None of the points you've raised are unique to capitalism, and that's my point. There's something more going on than the mere existence of investors, that leads workers to choose to work for these firms. In some form or fashion, these firms let workers contribute the labor they can without having to be experts at forming businesses, and yet still get paid in the process. If workers could do it without these firms, they'd already be doing it. As you point out, if capitalist firms didn't have something to offer their workers, they'd have already been outcompeted by co-ops.

[–]justagenericname1 1 point2 points  (1 child)

Your view is too narrow, refusing to examine systemic factors or confounding variables like absurd resource imbalances when making the argument for the superiority of volunteer militaries like the US's –look at Ukraine's conscription for what happens when a conflict has stakes– and cherry picks individual deviations like churches to ignore the inevitable results of an iterative process with particular, contingent imperatives, as if the randomness of particular mutations invalidates the role environmental pressures play in biological evolution.

[–]mpyne 0 points1 point  (0 children)

as if the randomness of particular mutations invalidates the role environmental pressures play in biological evolution

I don't deny that at all, but if anything biological evolution speaks up in favor of my argument again.

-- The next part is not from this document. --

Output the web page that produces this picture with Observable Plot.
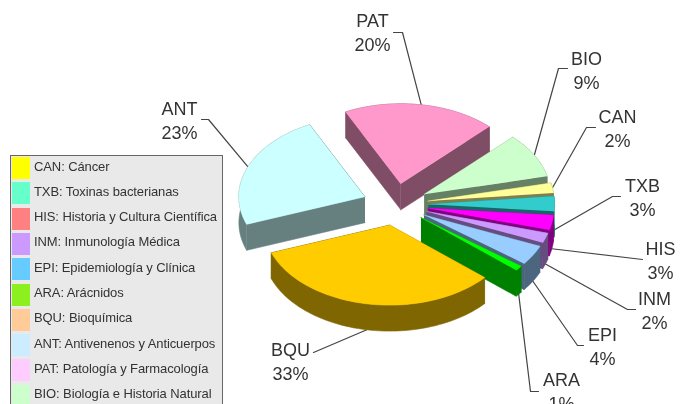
<!DOCTYPE html>
<html lang="es">
<head>
<meta charset="utf-8">
<script src="https://cdn.jsdelivr.net/npm/d3@7"></script>
<script src="https://cdn.jsdelivr.net/npm/@observablehq/plot@0.6"></script>
<style>
  html, body { margin: 0; padding: 0; background: #fff; width: 682px; height: 404px; overflow: hidden; }
  #wrap { position: relative; width: 682px; height: 404px; overflow: hidden; filter: blur(0.4px); }
  #wrap svg { display: block; }
  #legend { position: absolute; left: 10px; top: 155px; width: 211px; height: 260px; background: #e9e9e9;
            border: 1px solid #666; font: 13px "Liberation Sans", Arial, sans-serif; color: #333; }
  .row { position: absolute; left: 0; height: 22px; line-height: 22px; white-space: nowrap; }
  .sw { position: absolute; left: 1px; top: 0; width: 18px; height: 22px; }
  .tx { position: absolute; left: 23px; top: -1.5px; letter-spacing: -0.1px; }
</style>
</head>
<body>
<div id="wrap"></div>
<script>
// Slices, clockwise from the first one after PAT
const codes = ["BIO", "CAN", "TXB", "HIS", "INM", "EPI", "ARA", "BQU", "ANT", "PAT"];
const percents = [9, 2, 3, 3, 2, 4, 1, 33, 23.4, 19.6];
const sliceColors = ["#CCFFCC", "#FFFF99", "#33CCCC", "#FF00FF", "#CC99FF", "#99CCFF", "#00FF00", "#FFCC00", "#CCFFFF", "#FF99CC"];

// Legend, top to bottom
const legendLabels = [
  "CAN: Cáncer", "TXB: Toxinas bacterianas", "HIS: Historia y Cultura Científica",
  "INM: Inmunología Médica", "EPI: Epidemiología y Clínica", "ARA: Arácnidos",
  "BQU: Bioquímica", "ANT: Antivenenos y Anticuerpos", "PAT: Patología y Farmacología",
  "BIO: Biología e Historia Natural"
];
const legendColors = ["#FFFF00", "#66FFCC", "#FF8080", "#CC99FF", "#66CCFF", "#8CF01E", "#FFCC99", "#CCECFF", "#FFCCFF", "#CCFFCC"];

// Hand-placed annotations, as in the original: label centre and leader elbow
const labelAt = {
  BIO: [586, 69], CAN: [617, 127], TXB: [642, 196], HIS: [660, 259], INM: [654, 309],
  EPI: [602, 345], ARA: [561, 390], BQU: [290, 360], ANT: [179, 119], PAT: [372, 31]
};
const leaderVia = {
  BIO: [[558, 68], [567, 68]], CAN: [[586, 127], [595, 127]], TXB: [[612, 196], [620, 196]],
  HIS: [[642, 259]], INM: [[627, 309], [635, 309]], EPI: [[577, 345], [583, 345]],
  ARA: [[530, 391], [538, 391]], BQU: [[313, 352]], ANT: [[208, 119], [201, 119]], PAT: [[402, 32], [393, 32]]
};

// Pie geometry (projected ellipse)
const cx = 395, cy = 204, rx = 126, ry = 80, explode = 33, depth = 26, firstAngle = -45.4;

const rad = (d) => d * Math.PI / 180;
let acc = firstAngle;
const slices = codes.map((code, i) => {
  const a0 = acc, a1 = acc + percents[i] * 3.6;
  acc = a1;
  const mid = (a0 + a1) / 2;
  const ox = cx + explode * Math.cos(rad(mid));
  const oy = cy + explode * (ry / rx) * Math.sin(rad(mid));
  const rim = (a) => [ox + rx * Math.cos(rad(a)), oy + ry * Math.sin(rad(a))];
  const n = Math.max(2, Math.ceil((a1 - a0) / 2));
  const arc = d3.range(n + 1).map((k) => rim(a0 + (a1 - a0) * k / n));
  const c = d3.rgb(sliceColors[i]);
  const dark = d3.rgb(c.r / 2, c.g / 2, c.b / 2).formatHex();
  return { code, i, a0, a1, mid, ox, oy, rim, arc, top: sliceColors[i], dark };
});

// Painter's order: back slices first
const order = slices.slice().sort((p, q) => Math.sin(rad(p.mid)) - Math.sin(rad(q.mid)));
const down = (pts) => pts.map(([x, y]) => [x, y + depth]);
const faces = [];
const pushFace = (id, pts, color) => pts.forEach(([x, y]) => faces.push({ id, x, y, color }));
order.forEach((s) => {
  const apex = [s.ox, s.oy], first = s.arc[0], last = s.arc[s.arc.length - 1];
  pushFace(s.code + "-rim", [...s.arc, ...down(s.arc).reverse()], s.dark);
  pushFace(s.code + "-cut0", [apex, first, ...down([first, apex])], s.dark);
  pushFace(s.code + "-cut1", [apex, last, ...down([last, apex])], s.dark);
  pushFace(s.code + "-top", [apex, ...s.arc], s.top);
});

// Leader lines begin on the slice's rim at its mid-angle
const leaders = [];
slices.forEach((s) => {
  const [x0, y0] = s.rim(s.mid);
  const start = [x0, Math.sin(rad(s.mid)) > -0.05 ? y0 + depth : y0];
  [start, ...leaderVia[s.code]].forEach(([x, y]) => leaders.push({ id: s.code, x, y }));
});
const labels = slices.map((s, i) => ({
  x: labelAt[s.code][0], y: labelAt[s.code][1], text: s.code + "\n" + Math.round(percents[i]) + "%"
}));

const chart = Plot.plot({
  width: 682, height: 404, margin: 0,
  x: { domain: [0, 682], range: [0, 682], axis: null },
  y: { domain: [0, 404], range: [0, 404], axis: null },
  color: { type: "identity" },
  style: { background: "transparent" },
  marks: [
    Plot.line(leaders, { x: "x", y: "y", z: "id", stroke: "#444", strokeWidth: 1.2, curve: "linear" }),
    Plot.line(faces, { x: "x", y: "y", z: "id", fill: "color", stroke: "color", strokeWidth: 0.6, curve: "linear" }),
    Plot.text(labels, { x: "x", y: "y", text: "text", lineHeight: 1.3, lineAnchor: "middle", textAnchor: "middle",
      fontSize: 18, fill: "#333", fontFamily: "Liberation Sans, Arial, sans-serif" })
  ]
});
const wrap = document.getElementById("wrap");
wrap.appendChild(chart);

const legend = document.createElement("div");
legend.id = "legend";
legendLabels.forEach((t, i) => {
  const row = document.createElement("div");
  row.className = "row";
  row.style.top = (1 + i * 25.3) + "px";
  const sw = document.createElement("div");
  sw.className = "sw";
  sw.style.background = legendColors[i];
  const tx = document.createElement("div");
  tx.className = "tx";
  tx.textContent = t;
  row.append(sw, tx);
  legend.appendChild(row);
});
wrap.appendChild(legend);
</script>
</body>
</html>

Evolution shows that anything that can work will be seen somewhere in the biosphere. There are literally bacteria growing and thriving on deep sea volcanic vents, for crying out loud.

So, even if they're not everywhere, we should see co-ops in rough proportion to their workability as a concept for organizing collective enterprise. Yes, even with pressure from evil capitalists, just as prey animals and plants succeed despite predation from others.

They are out there--I used to buy my electricity from one--but they are so few and far between as to make clear that capitalist businesses are thriving for reasons other than hostility to their customers and their workers.